**What is asked**
Write out the full listing exactly as given, minus the images.

**Given information**
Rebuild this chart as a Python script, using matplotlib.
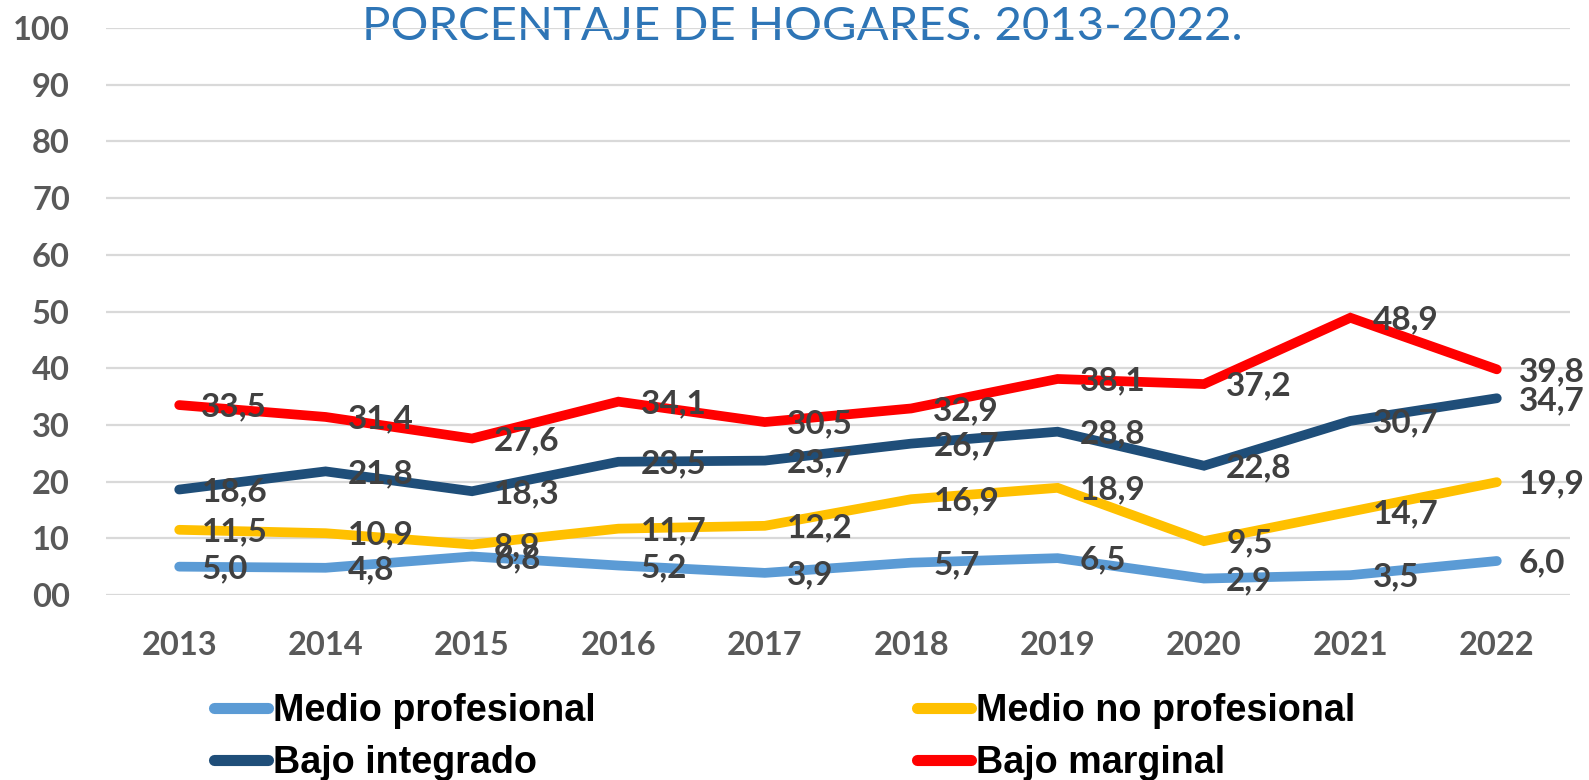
import matplotlib
matplotlib.use("Agg")
import matplotlib.pyplot as plt
from matplotlib.lines import Line2D

# años y series (porcentaje de hogares)
years = ["2013", "2014", "2015", "2016", "2017", "2018", "2019", "2020", "2021", "2022"]
medio_prof = [5.0, 4.8, 6.8, 5.2, 3.9, 5.7, 6.5, 2.9, 3.5, 6.0]
medio_no_prof = [11.5, 10.9, 8.9, 11.7, 12.2, 16.9, 18.9, 9.5, 14.7, 19.9]
bajo_integrado = [18.6, 21.8, 18.3, 23.5, 23.7, 26.7, 28.8, 22.8, 30.7, 34.7]
bajo_marginal = [33.5, 31.4, 27.6, 34.1, 30.5, 32.9, 38.1, 37.2, 48.9, 39.8]

series_names = ["Medio profesional", "Medio no profesional", "Bajo integrado", "Bajo marginal"]
series_colors = ["#5B9BD5", "#FFC000", "#1F4E79", "#FF0000"]
yticks = [0, 10, 20, 30, 40, 50, 60, 70, 80, 90, 100]
ytick_labels = ["00", "10", "20", "30", "40", "50", "60", "70", "80", "90", "100"]

fig = plt.figure(figsize=(15.89, 7.80), dpi=100)
ax = fig.add_axes([106 / 1589, 185 / 780, (1570 - 106) / 1589, (595 - 28) / 780])
ax.set_facecolor("none")

x = list(range(len(years)))
all_series = [medio_prof, medio_no_prof, bajo_integrado, bajo_marginal]
for vals, name, col in zip(all_series, series_names, series_colors):
    ax.plot(x, vals, color=col, lw=7, solid_capstyle="round", solid_joinstyle="miter",
            label=name, zorder=3)
for vals in all_series:
    for xi, v in zip(x, vals):
        ax.annotate(f"{v:.1f}".replace(".", ","), (xi, v), xytext=(16, -1.5),
                    textcoords="offset points", ha="left", va="center",
                    fontsize=24, fontweight="bold", family="Lato",
                    color="#404040", zorder=4)

ax.set_xlim(-0.5, len(years) - 0.5)
ax.set_ylim(0, 100)
ax.set_xticks(x)
ax.set_xticklabels(years)
ax.set_yticks(yticks)
ax.set_yticklabels(ytick_labels)
ax.tick_params(axis="both", length=0, labelsize=23.5, labelcolor="#595959")
ax.tick_params(axis="y", pad=26)
ax.tick_params(axis="x", pad=26)
for lbl in ax.get_xticklabels() + ax.get_yticklabels():
    lbl.set_fontweight("bold")
    lbl.set_family("Lato")
ax.grid(axis="y", color="#D9D9D9", lw=1.6, zorder=0)
ax.set_axisbelow(True)
for s in ax.spines.values():
    s.set_visible(False)

# título (queda por detrás de la línea de 100)
fig.text(802 / 1589, 1 - 40 / 780, "PORCENTAJE DE HOGARES. 2013-2022.",
         ha="center", va="baseline", fontsize=34, family="Lato", fontweight="normal",
         color="#2E75B6", zorder=-1)

# leyenda en dos columnas
handles = [Line2D([], [], color=c, lw=8, solid_capstyle="round") for c in series_colors]
order = [0, 2, 1, 3]
leg = fig.legend([handles[i] for i in order], [series_names[i] for i in order],
                 loc="upper left", bbox_to_anchor=(214 / 1589, 1 - 693 / 780),
                 ncol=2, frameon=False, handlelength=1.42, handletextpad=0.15,
                 columnspacing=8.5, labelspacing=0.42, borderaxespad=0, borderpad=0,
                 prop={"family": "Liberation Sans", "weight": "bold", "size": 27.2})

fig.savefig("out.png", dpi=100)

**Solution for this exercise**
Rebuild this chart as a Python script, using matplotlib.
import matplotlib
matplotlib.use("Agg")
import matplotlib.pyplot as plt
from matplotlib.lines import Line2D

# años y series (porcentaje de hogares)
years = ["2013", "2014", "2015", "2016", "2017", "2018", "2019", "2020", "2021", "2022"]
medio_prof = [5.0, 4.8, 6.8, 5.2, 3.9, 5.7, 6.5, 2.9, 3.5, 6.0]
medio_no_prof = [11.5, 10.9, 8.9, 11.7, 12.2, 16.9, 18.9, 9.5, 14.7, 19.9]
bajo_integrado = [18.6, 21.8, 18.3, 23.5, 23.7, 26.7, 28.8, 22.8, 30.7, 34.7]
bajo_marginal = [33.5, 31.4, 27.6, 34.1, 30.5, 32.9, 38.1, 37.2, 48.9, 39.8]

series_names = ["Medio profesional", "Medio no profesional", "Bajo integrado", "Bajo marginal"]
series_colors = ["#5B9BD5", "#FFC000", "#1F4E79", "#FF0000"]
yticks = [0, 10, 20, 30, 40, 50, 60, 70, 80, 90, 100]
ytick_labels = ["00", "10", "20", "30", "40", "50", "60", "70", "80", "90", "100"]

fig = plt.figure(figsize=(15.89, 7.80), dpi=100)
ax = fig.add_axes([106 / 1589, 185 / 780, (1570 - 106) / 1589, (595 - 28) / 780])
ax.set_facecolor("none")

x = list(range(len(years)))
all_series = [medio_prof, medio_no_prof, bajo_integrado, bajo_marginal]
for vals, name, col in zip(all_series, series_names, series_colors):
    ax.plot(x, vals, color=col, lw=7, solid_capstyle="round", solid_joinstyle="miter",
            label=name, zorder=3)
for vals in all_series:
    for xi, v in zip(x, vals):
        ax.annotate(f"{v:.1f}".replace(".", ","), (xi, v), xytext=(16, -1.5),
                    textcoords="offset points", ha="left", va="center",
                    fontsize=24, fontweight="bold", family="Lato",
                    color="#404040", zorder=4)

ax.set_xlim(-0.5, len(years) - 0.5)
ax.set_ylim(0, 100)
ax.set_xticks(x)
ax.set_xticklabels(years)
ax.set_yticks(yticks)
ax.set_yticklabels(ytick_labels)
ax.tick_params(axis="both", length=0, labelsize=23.5, labelcolor="#595959")
ax.tick_params(axis="y", pad=26)
ax.tick_params(axis="x", pad=26)
for lbl in ax.get_xticklabels() + ax.get_yticklabels():
    lbl.set_fontweight("bold")
    lbl.set_family("Lato")
ax.grid(axis="y", color="#D9D9D9", lw=1.6, zorder=0)
ax.set_axisbelow(True)
for s in ax.spines.values():
    s.set_visible(False)

# título (queda por detrás de la línea de 100)
fig.text(802 / 1589, 1 - 40 / 780, "PORCENTAJE DE HOGARES. 2013-2022.",
         ha="center", va="baseline", fontsize=34, family="Lato", fontweight="normal",
         color="#2E75B6", zorder=-1)

# leyenda en dos columnas
handles = [Line2D([], [], color=c, lw=8, solid_capstyle="round") for c in series_colors]
order = [0, 2, 1, 3]
leg = fig.legend([handles[i] for i in order], [series_names[i] for i in order],
                 loc="upper left", bbox_to_anchor=(214 / 1589, 1 - 693 / 780),
                 ncol=2, frameon=False, handlelength=1.42, handletextpad=0.15,
                 columnspacing=8.5, labelspacing=0.42, borderaxespad=0, borderpad=0,
                 prop={"family": "Liberation Sans", "weight": "bold", "size": 27.2})

fig.savefig("out.png", dpi=100)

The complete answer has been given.